New MRI Scanning Tool Can Read Subtle Patterns Humans Miss
An artificial intelligence algorithm can detect subtle signs of osteoarthritis in MRI scans, years before symptoms of the condition even begin.
Researchers at the University of Pittsburgh School of Medicine and Carnegie Mellon University College of Engineering say the primary treatment for osteoarthritis is joint replacement. The condition is so prevalent that knee replacement is the most common surgery in the U.S. for people over the age of 45. Early identification of arthritis could lead to other treatments.
AI has continually created improvements in the medical field, such as algorithms that are better at reading MRIs of heart patients, as well as cat scans and x-rays.

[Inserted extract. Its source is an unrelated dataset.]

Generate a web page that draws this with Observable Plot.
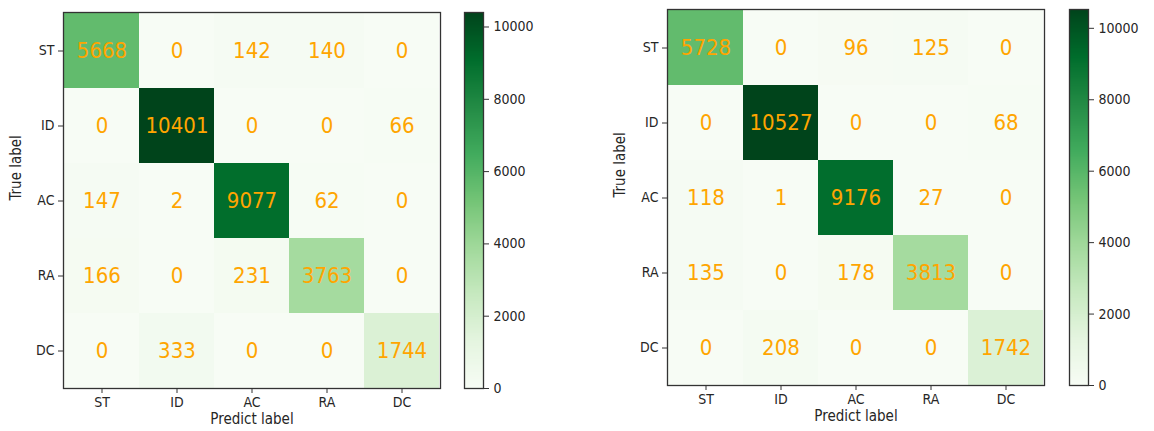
<!DOCTYPE html>
<html>
<head>
<meta charset="utf-8">
<script src="https://cdn.jsdelivr.net/npm/d3@7"></script>
<script src="https://cdn.jsdelivr.net/npm/@observablehq/plot@0.6"></script>
<style>
  html, body { margin: 0; padding: 0; background: #fff; }
  #chart { position: relative; width: 1154px; height: 431px; font-family: "DejaVu Sans Condensed", "DejaVu Sans", sans-serif; }
  #chart > div { position: absolute; top: 0; }
  #chart svg g[aria-label$="tick label"],
  #chart svg g[aria-label$="tick label"] text { font-size: 14px !important; }
</style>
</head>
<body>
<div id="chart"></div>
<script>
// Class labels (rows = true label, columns = predicted label)
const classes = ["ST", "ID", "AC", "RA", "DC"];

// Confusion matrix of the first model
const matrixA = [
  [5668, 0, 142, 140, 0],
  [0, 10401, 0, 0, 66],
  [147, 2, 9077, 62, 0],
  [166, 0, 231, 3763, 0],
  [0, 333, 0, 0, 1744]
];

// Confusion matrix of the second model
const matrixB = [
  [5728, 0, 96, 125, 0],
  [0, 10527, 0, 0, 68],
  [118, 1, 9176, 27, 0],
  [135, 0, 178, 3813, 0],
  [0, 208, 0, 0, 1742]
];

// Colorbar tick values
const colorbarTicks = [0, 2000, 4000, 6000, 8000, 10000];

// ColorBrewer "Greens", linearly interpolated
const greens = ["#f7fcf5", "#e5f5e0", "#c7e9c0", "#a1d99b", "#74c476", "#41ab5d", "#238b45", "#006d2c", "#00441b"];

const FONT = "'DejaVu Sans Condensed', 'DejaVu Sans', sans-serif";
const INK = "#262626";

function greensScale(max) {
  return {
    type: "linear",
    domain: greens.map((_, i) => (i / (greens.length - 1)) * max),
    range: greens,
    interpolate: "rgb"
  };
}

function toCells(matrix) {
  const cells = [];
  matrix.forEach((row, i) => row.forEach((value, j) => {
    cells.push({truth: classes[i], pred: classes[j], value});
  }));
  return cells;
}

function mount(plot, left) {
  const holder = document.createElement("div");
  holder.style.left = left + "px";
  holder.appendChild(plot);
  document.getElementById("chart").appendChild(holder);
}

function drawMatrix(matrix, left, top, bottom) {
  const cells = toCells(matrix);
  const max = d3.max(cells, d => d.value);
  mount(Plot.plot({
    width: 450,
    height: 431,
    marginLeft: 63,
    marginRight: 10,
    marginTop: top,
    marginBottom: 431 - bottom,
    style: {fontFamily: FONT, fontSize: "14px", background: "transparent", color: INK},
    x: {domain: classes, padding: 0},
    y: {domain: classes, padding: 0},
    color: greensScale(max),
    marks: [
      Plot.cell(cells, {x: "pred", y: "truth", fill: "value", inset: 0}),
      Plot.text(cells, {x: "pred", y: "truth", text: d => String(d.value), fill: "#ffa500", fontSize: 22}),
      Plot.frame({stroke: "#333", strokeWidth: 1.3}),
      Plot.axisX({anchor: "bottom", tickSize: 5, tickPadding: 4, fontSize: 14, label: null, stroke: "#333"}),
      Plot.axisY({anchor: "left", tickSize: 5, tickPadding: 4, fontSize: 14, label: null, stroke: "#333"}),
      Plot.text(["True label"], {text: d => d, frameAnchor: "left", dx: -47, rotate: -90, fontSize: 15, fill: INK}),
      Plot.text(["Predict label"], {text: d => d, frameAnchor: "bottom", dy: 35, fontSize: 15, fill: INK})
    ]
  }), left);
}

function drawColorbar(matrix, left, top, bottom) {
  const max = d3.max(matrix.flat());
  mount(Plot.plot({
    width: 80,
    height: 431,
    marginLeft: 10,
    marginRight: 51,
    marginTop: top,
    marginBottom: 431 - bottom,
    style: {fontFamily: FONT, fontSize: "14px", background: "transparent", color: INK},
    x: {domain: [0, 1], axis: null},
    y: {domain: [0, max]},
    color: greensScale(max),
    marks: [
      Plot.raster({x1: 0, x2: 1, y1: 0, y2: max, width: 1, height: 400, fill: (x, y) => y}),
      Plot.frame({stroke: "#333", strokeWidth: 1.3}),
      Plot.axisY(colorbarTicks, {anchor: "right", tickSize: 5, tickPadding: 5, fontSize: 14, label: null, stroke: "#333", tickFormat: d => String(d)})
    ]
  }), left);
}

drawMatrix(matrixA, 0, 12, 388);
drawColorbar(matrixA, 454, 12, 388);
drawMatrix(matrixB, 604, 9, 385);
drawColorbar(matrixB, 1059, 9, 385);
</script>
</body>
</html>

Now it’s gleaning insights from MRI bone scans.
“The gold standard for diagnosing arthritis is x-ray. As the cartilage deteriorates, the space between the bones decreases,” said study co-author Kenneth Urish, MD, PhD, associate professor of orthopaedic surgery at Pitt and associate medical director of the bone and joint center at UPMC Magee-Womens Hospital. “The problem is, when you see arthritis on x-rays, the damage has already been done. It’s much easier to prevent cartilage from falling apart than trying to get it to grow again.”
The team used this dataset to train an AI algorithm to learn subtle patterns on MRIs and determine which patients would go on to develop osteoarthritis and which wouldn’t. Researchers tested the model on MRIs of patients it had never seen before. The team repeated the process dozens of times, withholding different participants each time in order to test the algorithm on all the data.

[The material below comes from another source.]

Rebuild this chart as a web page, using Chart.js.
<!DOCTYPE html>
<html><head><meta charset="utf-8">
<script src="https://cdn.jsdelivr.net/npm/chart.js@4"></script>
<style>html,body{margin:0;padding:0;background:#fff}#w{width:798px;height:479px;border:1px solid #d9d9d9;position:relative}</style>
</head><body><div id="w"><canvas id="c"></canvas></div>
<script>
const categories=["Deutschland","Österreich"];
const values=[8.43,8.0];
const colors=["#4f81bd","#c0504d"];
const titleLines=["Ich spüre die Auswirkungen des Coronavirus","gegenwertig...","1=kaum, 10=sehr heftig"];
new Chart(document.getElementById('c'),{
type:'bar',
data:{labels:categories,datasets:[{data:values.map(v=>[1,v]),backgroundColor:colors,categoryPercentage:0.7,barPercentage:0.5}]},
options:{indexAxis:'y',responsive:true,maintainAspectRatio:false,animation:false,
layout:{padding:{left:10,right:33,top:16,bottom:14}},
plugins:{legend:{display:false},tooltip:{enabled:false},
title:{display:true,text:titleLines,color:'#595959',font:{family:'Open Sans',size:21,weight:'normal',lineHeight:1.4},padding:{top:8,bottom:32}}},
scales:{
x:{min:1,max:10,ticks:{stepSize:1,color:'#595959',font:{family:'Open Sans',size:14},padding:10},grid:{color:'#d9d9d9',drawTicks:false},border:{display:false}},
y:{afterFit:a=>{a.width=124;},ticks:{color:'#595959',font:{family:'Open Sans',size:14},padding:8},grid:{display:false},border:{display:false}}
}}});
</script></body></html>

The results showed that overall, the algorithm predicted osteoarthritis with 78 percent accuracy from MRIs performed three years before symptom onset.
The 78% rate may not be a good enough number to avoid surgery or to begin a new knee regimen, but it does offer hope for the near future when the percentage is bound to go up substantially.
As patients expect more from treatment, and the volume of available data continues to increase, AI may be the engine that drives improvements in healthcare. With early warning, for instance, patients could be treated with preventative drugs rather than undergoing joint replacement surgery.
“Instead of recruiting 10,000 people and following them for ten years, we can just enroll 50 people who we know are going to be getting osteoarthritis in two or five years,” Urish said. “Then we can give them the experimental drug and see whether it stops the disease from developing.”
Learning algorithms can become more precise and accurate as they interact with training data, allowing humans to gain unprecedented insights into diagnostics, care processes, treatment variability and lead to better patient outcomes.